Absolute Beginners might not be a great film, but it certainly has a lot of ideas on its mind. Maybe most interestingly, the film struggles to reveal how space directly reflects ideologies of all kinds, and how we view ourselves within these walls, real or imagined. 

5 comments:

Ignatiy Vishnevetsky said...

Glenn, great points--great to have you posting and I look forward to your pick for next month.

As a film shot entirely on sets and backlots, I think Absolute Beginners has some really interesting ways of presenting its spaces. The party and the fashion show, both set in a very large rooms (which, incidentally, we never get to see all of), are presenting as being claustrophobic. Even the Bowie musical number, with its massive set pieces, has a sort of myopia to it, while the extremely self-contained design of the long Steadycam shot at the beginning seems to encompass the whole world--the microcosmic school of set design, going back to the metaphoric props of old Hollywood movies.

GHJ - said...

Ignatiy - You're spot on with your points about the set design. I guess it's that "whole world" you mention that fascinates me so much, i.e. and the racial and social motivations that define its spaces. For such a problematic film, Absolute Beginners is far more complex than I realized on first glance.

Chris Cagle said...

Glenn, interesting read of those complex tracking shots. I'm torn myself whether they are stylistic flourish or thematically meaningful. One thing that would corroborate your reading is the film's repeated suggestion of Colin as someone between two worlds, a white straight man allied with black Britishers and sexual subcultures. There's that telling line in his voiceover: "It was England, all right, but at the same time very un-English."

GHJ - said...

Chris, thanks for reminding me of that line from Colin's voice-over, as if he's an insider being reborn through the harsh realities festering under the subculture's artificial surface, in turn attempting to understand a world view outside of his own self.

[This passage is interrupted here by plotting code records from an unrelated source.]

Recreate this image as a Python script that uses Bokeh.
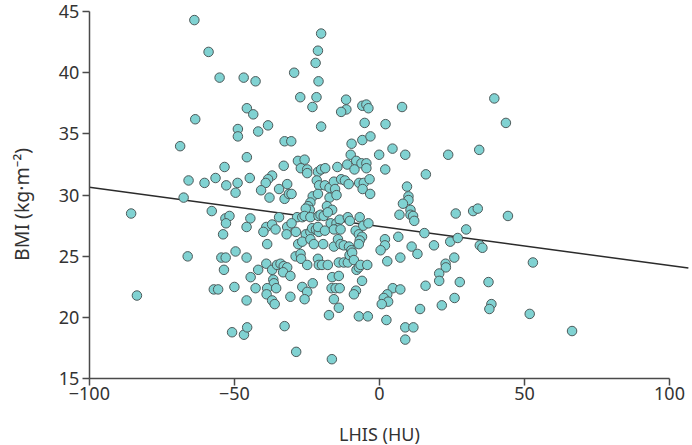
from bokeh.plotting import figure
from bokeh.models import Range1d, FixedTicker, Label
from bokeh.embed import file_html
from bokeh.resources import INLINE

# LHIS (HU) and BMI (kg/m2) for each subject
lhis = [
    -63.8, -58.9, -55.1, -63.5, -48.8, -48.8, -68.7, -53.4, -65.8, -56.5, -60.3, -52.8, -48.9, -49.6, -67.5,
    -20.1, -21.2, -22.0, -29.4, -46.8, -42.7, -21.0, -27.3, -21.7, -23.1, -11.5, -11.4, -13.2, -5.9, -4.5,
    -3.8, -45.7, -43.5, -41.8, -38.4, -20.1, -5.1, 2.1, -32.7, -30.4, -9.6, -5.9, -3.1, -45.7, -9.9,
    -0.1, 4.5, -8.0, -33.0, -28.1, -25.8, -27.1, -24.9, -24.9, -21.2, -20.1, -18.7, -14.5, -11.1, -8.6,
    -6.2, -4.5, -4.5, 2.0, -44.7, -37.0, -38.4, -39.2, -40.8, -37.9, -34.6, -31.8, -32.7, -31.2, -30.3,
    -21.6, -20.8, -18.8, -17.2, -15.7, -15.3, -17.2, -14.8, -23.0, -21.2, -13.2, -11.9, -10.6, -7.0, -5.4,
    -3.4, -5.8, -3.2,
    7.8, 39.6, 43.6, 8.9, 23.7, 34.4, 16.0, 9.5, 10.0, 10.0,
    8.1, 6.9, 10.7, 10.7, 11.6, 12.0, 26.3, 32.3, 33.9, 44.3, 29.9, 15.5, 1.9, 1.9, 0.4,
    6.5, 11.1, 13.1, 18.8, 24.4, 27.0, 34.6, 35.5, 2.7, 7.2, 25.8, 22.8, 22.9, 20.6, 20.6,
    27.7, 37.6, 52.9, 4.6, 7.2, 15.9, 2.7, 1.5, 3.0, 0.8, 25.9, 38.6, 37.9, 21.5, 14.0,
    2.4, 8.9, 11.7, 8.9, 51.8, 66.4,
    -85.6, -57.8, -53.1, -51.7, -52.9, -53.9, -49.6, -66.1, -54.5, -53.0, -53.6, -57.1, -55.6, -50.0, -83.6,
    -50.8,
    -23.8, -24.6, -24.0, -25.4, -18.1, -16.3, -44.5, -34.6, -28.4, -26.6, -25.8, -23.8, -21.0, -20.3, -19.2,
    -17.8, -16.8, -14.8, -13.7, -14.3, -10.9, -10.2, -6.8, -5.6, -3.8, -45.8, -39.0, -37.0, -35.8, -40.0,
    -31.8, -32.0, -30.3, -28.8, -25.4, -23.8, -23.2, -21.9, -20.9, -21.2, -18.8, -15.7, -13.4, -8.2, -7.1,
    -6.0, -6.8, -38.7, -28.0, -26.6, -23.8, -22.6, -19.4, -15.7, -14.3, -13.4, -12.3, -10.5, -9.7, -7.1,
    -45.8, -39.0, -37.0, -35.3, -34.1, -33.0, -31.8, -33.2, -30.7, -41.8, -28.9, -27.2, -27.0, -24.9, -21.2,
    -20.9, -19.8, -17.8, -14.0, -12.3, -10.9, -10.3, -9.4, -8.8, -7.9, -7.1, -6.5, -4.2, -6.0, -44.4,
    -36.6, -36.4, -38.7, -35.6, -42.7, -26.6, -24.9, -23.0, -16.3, -14.0, -16.5, -15.1, -13.7, -8.1, -8.8,
    -38.9, -45.8, -37.0, -36.1, -30.7, -25.8, -15.7, -14.0, -17.4, -7.1, -4.0, -46.7, -45.6, -32.7, -28.7,
    -16.4,
]
bmi = [
    44.3, 41.7, 39.6, 36.2, 35.4, 34.8, 34.0, 32.3, 31.2, 31.4, 31.0, 30.8, 31.0, 30.2, 29.8,
    43.2, 41.8, 40.8, 40.0, 39.6, 39.3, 39.3, 38.0, 38.0, 37.2, 37.8, 37.0, 36.8, 37.3, 37.4,
    37.1, 37.1, 36.6, 35.2, 35.7, 35.6, 35.9, 35.8, 34.4, 34.4, 34.2, 34.5, 34.8, 33.1, 33.3,
    33.3, 33.8, 32.8, 32.4, 32.8, 32.9, 32.2, 32.1, 31.8, 31.9, 32.1, 32.2, 32.3, 32.5, 32.1,
    32.6, 32.6, 32.2, 32.1, 31.4, 31.6, 31.3, 31.0, 30.4, 29.8, 30.5, 30.9, 29.7, 30.1, 30.1,
    31.2, 30.8, 30.8, 30.6, 31.1, 30.5, 29.8, 30.0, 29.9, 30.1, 31.3, 31.2, 30.9, 31.0, 31.0,
    31.3, 30.5, 30.1,
    37.2, 37.9, 35.9, 33.3, 33.3, 33.7, 31.7, 30.7, 29.9, 29.6,
    29.3, 28.4, 28.8, 28.4, 28.3, 27.9, 28.5, 28.7, 28.9, 28.3, 27.2, 26.9, 26.4, 25.9, 25.5,
    26.6, 25.8, 25.2, 25.9, 26.2, 26.5, 25.9, 25.7, 24.6, 24.9, 24.9, 24.4, 24.1, 23.6, 23.0,
    22.9, 22.9, 24.5, 22.4, 22.3, 22.6, 21.9, 21.6, 21.3, 21.1, 21.6, 21.1, 20.7, 21.0, 20.7,
    19.8, 19.2, 19.2, 18.2, 20.3, 18.9,
    28.5, 28.7, 28.1, 28.3, 27.7, 26.8, 25.4, 25.0, 24.9, 24.9, 23.9, 22.3, 22.3, 22.5, 21.8,
    18.8,
    29.4, 29.1, 28.8, 28.9, 29.1, 28.8, 28.1, 28.2, 28.2, 28.2, 28.3, 28.2, 28.3, 28.4, 28.3,
    28.6, 27.7, 27.7, 28.0, 27.3, 28.2, 27.9, 28.2, 27.5, 27.7, 27.4, 27.4, 27.6, 27.2, 27.0,
    27.4, 26.8, 27.7, 27.0, 26.8, 27.0, 27.3, 27.2, 27.0, 27.4, 27.1, 27.2, 27.2, 27.1, 26.8,
    26.6, 26.3, 26.0, 26.0, 26.2, 26.4, 26.0, 26.0, 25.8, 26.4, 26.0, 25.9, 25.8, 25.5, 26.0,
    24.9, 24.4, 23.9, 24.3, 24.4, 24.2, 24.1, 23.7, 23.4, 23.9, 25.0, 25.2, 24.8, 24.3, 24.8,
    24.3, 24.3, 24.3, 24.5, 24.5, 24.5, 25.1, 25.3, 24.7, 23.9, 24.1, 24.3, 24.3, 23.0, 23.3,
    23.1, 22.8, 22.4, 22.4, 22.4, 22.5, 22.1, 22.8, 23.3, 23.4, 22.4, 22.4, 22.4, 22.2, 21.9,
    21.9, 21.4, 21.4, 21.1, 21.7, 21.5, 21.5, 20.8, 20.2, 20.1, 20.1, 18.6, 19.2, 19.3, 17.2,
    16.6,
]

x_ticks = [-100, -50, 0, 50, 100]
y_ticks = [15, 20, 25, 30, 35, 40, 45]
fit_intercept = 27.45
fit_slope = -0.032
fit_x_min, fit_x_max = -100, 106.5
x_title = "LHIS (HU)"
y_title = "BMI (kg\u00b7m\u207b\u00b2)"

# the frame fills the whole drawing; the axes are pinned at x = -100 and y = 15
x_start, x_end = -130.63, 107.92
y_start, y_end = 9.55, 45.90
x_axis_at, y_axis_at = -100, 15

font = "Noto Sans"
ink = "#333333"

p = figure(width=692, height=445, output_backend="svg", toolbar_location=None,
           x_range=Range1d(x_start, x_end), y_range=Range1d(y_start, y_end),
           min_border=0)
p.outline_line_color = None
p.grid.visible = False
p.background_fill_color = "white"
p.border_fill_color = "white"

line_x = [fit_x_min, fit_x_max]
line_y = [fit_intercept + fit_slope * v for v in line_x]
p.line(line_x, line_y, line_color="#2b2b2b", line_width=1.5)
p.scatter(lhis, bmi, size=9.5, fill_color="#80d2d2", line_color="#4d5a5a", line_width=1)

for ax in (p.xaxis[0], p.yaxis[0]):
    ax.axis_line_color = "#4a4a4a"
    ax.axis_line_width = 1.5
    ax.major_tick_line_color = "#4a4a4a"
    ax.major_tick_line_width = 1.5
    ax.major_tick_in = 0
    ax.major_tick_out = 7
    ax.minor_tick_line_color = None
    ax.major_label_text_font = font
    ax.major_label_text_font_size = "18px"
    ax.major_label_text_color = ink

p.xaxis.ticker = FixedTicker(ticks=x_ticks)
p.xaxis.bounds = (x_ticks[0], x_ticks[-1])
p.xaxis.fixed_location = y_axis_at
p.xaxis.major_label_overrides = {t: str(t).replace("-", "\u2212") for t in x_ticks}
p.xaxis.major_label_standoff = 1

p.yaxis.ticker = FixedTicker(ticks=y_ticks)
p.yaxis.bounds = (y_ticks[0], y_ticks[-1])
p.yaxis.fixed_location = x_axis_at
p.yaxis.major_label_standoff = 3

p.add_layout(Label(x=0, y=10.45, text=x_title, text_align="center", text_baseline="alphabetic",
                   text_font=font, text_font_size="18px", text_color=ink))
p.add_layout(Label(x=-123.3, y=29.24, text=y_title, angle=90, angle_units="deg",
                   text_align="center", text_baseline="middle",
                   text_font=font, text_font_size="19.5px", text_color=ink))

open("out.html", "w").write(file_html(p, INLINE))
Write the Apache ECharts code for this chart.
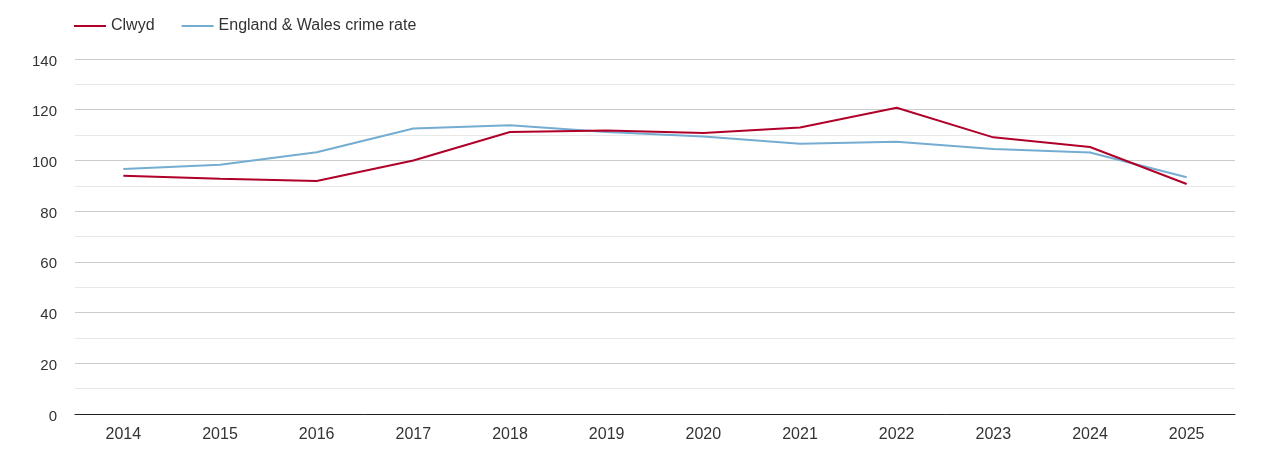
<!DOCTYPE html>
<html>
<head>
<meta charset="utf-8">
<script src="https://cdn.jsdelivr.net/npm/echarts@6/dist/echarts.min.js"></script>
<style>html,body{margin:0;padding:0;background:#fff}#c{width:1270px;height:450px}</style>
</head>
<body>
<div id="c"></div>
<script>
const years = ['2014','2015','2016','2017','2018','2019','2020','2021','2022','2023','2024','2025'];
const clwyd = [94.0, 92.8, 91.9, 100.0, 111.2, 111.8, 110.8, 113.0, 120.8, 109.1, 105.3, 90.7];
const englandWales = [96.6, 98.3, 103.2, 112.6, 113.9, 111.2, 109.4, 106.6, 107.4, 104.5, 103.1, 93.4];
const seriesNames = ['Clwyd', 'England & Wales crime rate'];

const chart = echarts.init(document.getElementById('c'));
chart.setOption({
  animation: false,
  textStyle: { fontFamily: 'Arial, "Liberation Sans", sans-serif' },
  legend: {
    left: 74, top: 18, padding: 0,
    itemWidth: 32, itemHeight: 2, itemGap: 27,
    icon: 'rect',
    textStyle: { fontSize: 16, color: '#333' },
    data: seriesNames
  },
  grid: { left: 75, right: 35, top: 59, bottom: 36, containLabel: false },
  xAxis: {
    type: 'category', data: years, boundaryGap: true,
    axisLine: { lineStyle: { color: '#222', width: 1 } },
    axisTick: { show: false },
    axisLabel: { fontSize: 16, color: '#333', margin: 13 }
  },
  yAxis: {
    type: 'value', min: 0, max: 140, interval: 20,
    axisLine: { show: false }, axisTick: { show: false },
    axisLabel: {
      margin: 18,
      formatter: '{a|{value}}',
      rich: { a: { fontSize: 15, color: '#333', padding: [5, 0, 0, 0] } }
    },
    splitLine: { lineStyle: { color: '#cccccc', width: 1 } },
    minorTick: { show: false, splitNumber: 2 },
    minorSplitLine: { show: true, lineStyle: { color: '#e8e8e8', width: 1 } }
  },
  series: [
    { name: seriesNames[0], type: 'line', data: clwyd, symbol: 'none', z: 3,
      lineStyle: { color: '#b0002a', width: 2 }, itemStyle: { color: '#b0002a' } },
    { name: seriesNames[1], type: 'line', data: englandWales, symbol: 'none', z: 2,
      lineStyle: { color: '#74add1', width: 2 }, itemStyle: { color: '#74add1' } }
  ]
});
</script>
</body>
</html>
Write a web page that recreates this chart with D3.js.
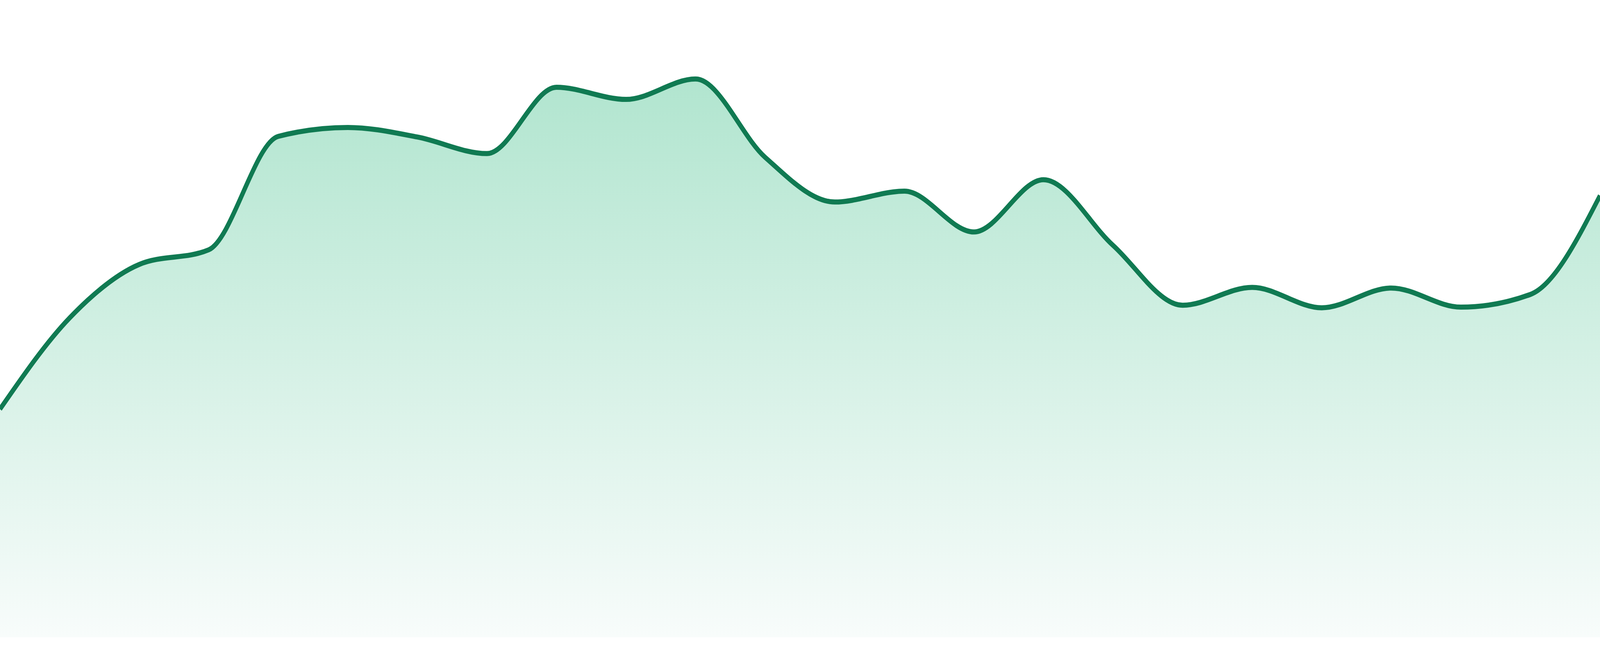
<!DOCTYPE html>
<html>
<head>
<meta charset="utf-8">
<script src="https://cdn.jsdelivr.net/npm/d3@7"></script>
<style>
  html, body { margin: 0; padding: 0; width: 100%; height: 100%; background: #ffffff; overflow: hidden; }
  #chart svg { display: block; width: 100vw; height: 100vh; }
</style>
</head>
<body>
<div id="chart"></div>
<script>
// drawing space (scaled to fill the window through the viewBox)
const width = 4800
const height = 1680
const baseline = 1632

// data
const days = ["01", "02", "03", "04", "05", "06", "07", "08", "09", "10", "11", "12",
              "13", "14", "15", "16", "17", "18", "19", "20", "21", "22", "23", "24"]
const values = [35.8, 50.1, 58.5, 60.8, 78.6, 80.0, 78.5, 75.9, 86.3, 84.4, 87.6, 75.3,
                68.3, 70.0, 63.6, 71.8, 61.5, 52.1, 54.9, 51.7, 54.8, 51.8, 53.8, 69.3]
const yDomain = [0, 100]

const data = days.map((d, i) => ({ day: d, value: values[i] }))

const svg = d3.select("#chart")
  .append("svg")
  .attr("viewBox", `0 0 ${width} ${height}`)
  .attr("preserveAspectRatio", "none")

const x = d3.scalePoint()
  .domain(days)
  .range([0, width])

const y = d3.scaleLinear()
  .domain(yDomain)
  .range([baseline, 0])

// soft green fade under the line
const defs = svg.append("defs")
const grad = defs.append("linearGradient")
  .attr("id", "fade")
  .attr("x1", 0).attr("y1", 0)
  .attr("x2", 0).attr("y2", 1)
grad.append("stop").attr("offset", "0%").attr("stop-color", "rgb(177,229,207)")
grad.append("stop").attr("offset", "100%").attr("stop-color", "rgb(248,252,251)")

const area = d3.area()
  .x(d => x(d.day))
  .y0(baseline)
  .y1(d => y(d.value))
  .curve(d3.curveMonotoneX)

const line = d3.line()
  .x(d => x(d.day))
  .y(d => y(d.value))
  .curve(d3.curveMonotoneX)

svg.append("path")
  .datum(data)
  .attr("d", area)
  .attr("fill", "url(#fade)")

svg.append("path")
  .datum(data)
  .attr("d", line)
  .attr("fill", "none")
  .attr("stroke", "#107a52")
  .attr("stroke-width", 13)
  .attr("stroke-linejoin", "round")
</script>
</body>
</html>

At the end, you can't help but feel Colin has started to grasp the contradictions occurring within a British culture on a crash course with globalization.

david said...

There were a couple other shot-on-sets films worth attention from the 80s, Neil Jordan's The Company of Wolves, a faux horror movie about lycanthropy and sex and Dario Argento's Inferno.

May I nominate Kobayashi's Kwaidan, which was shot in a disused airplane hanger, as a possible film de month?